Welcome to my life . . . .

This is a blog about my passion: dollhouses and miniatures. This particular blog was started to follow my miniature dream: to create a Victorian Mansion. But work on my Mansion is slow. Very slow. Sloth slow. Ice Age glacier movement slow. Why? Because I am easily distracted by other personal miniature projects (I have 50+ roomboxes and 15 dollhouses in various stages of incompletion) and because I work for a miniature shop and am often up to my elbows in miniature projects that aren't mine! So, I thought, some artists work in a particular medium (woods, watercolors, clay, oils, etc.), I work in progress . . . .

Wednesday, February 25, 2015

A Return to the Non-Colonial Colonial

Late last year we worked on an adorable little green house (Customer's Non-Colonial Colonial) replacing some railings and shingles and cutting an archway from the kitchen to the dining room.

Customer took dollhouse back home and removed the old wallpapers and prepared the ceilings so when she brought it back to us, we could install new papers and glue the arch trims in place.

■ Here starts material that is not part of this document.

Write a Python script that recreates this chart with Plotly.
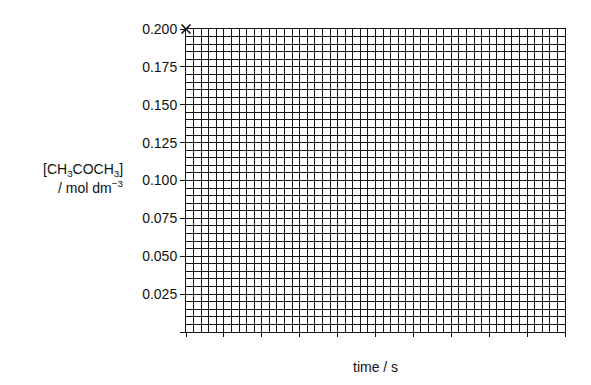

Last year the kitchen looked like this:


Rocking the retro look?
We cut the archway.
Then, after customer removed papers and returned it to us, we installed the arch trim on either side of the archway.
The raw edge of the wood wall between the arch trims looks uneven and nasty.  Even if we were to paint it, it would not look as nice as I'd like.  So in went the wall spackle fill . . .
In the photo above the wall spackle is still wet which is why it is slightly pink (I use the spackle that goes on pink and turns white when it's dry and ready to sand).  Once it was sanded and smooth, it looks so nice:
The other part of the house that turned out nicely was the living room.  Customer picked a blue paint for the top of the room and a stripe wallpaper for the bottom part.
You can't see it in the photo above, but the hardest part papering in this room was going up the stairs:
Papering and painting around all those non-removable stairs, door trims, window trims and baseboards was tricky but I think it all turned out nicely enough in the end!

Another fun room was the bathroom/upstairs hallway:
I am glad the customer took our advice and went with the same paper for the bathroom and hallway: all we did was cut the border off for the hallway walls.  Tied the two rooms together yet kept the bathroom a separate space.  This area was too small to do two separate color/coordinating papers so this was a nice compromise.  Customer wanted to keep the original yellow tile that had been in the bathroom so we thought the ducky paper went well with it.

Here are photos of the rest of the house:

Girl's Bedroom

Dining Room

Master Bedroom
Attic rooms got a fresh coat of paint.  Overall, this house is going to make a little granddaughter so happy when she gets it for her birthday!  What a great gift!
BEFORE any work was done
AFTER: A bright and cheery home ready for play!
And another dollhouse survives, passed down to another generation, for hours of enjoyment and play!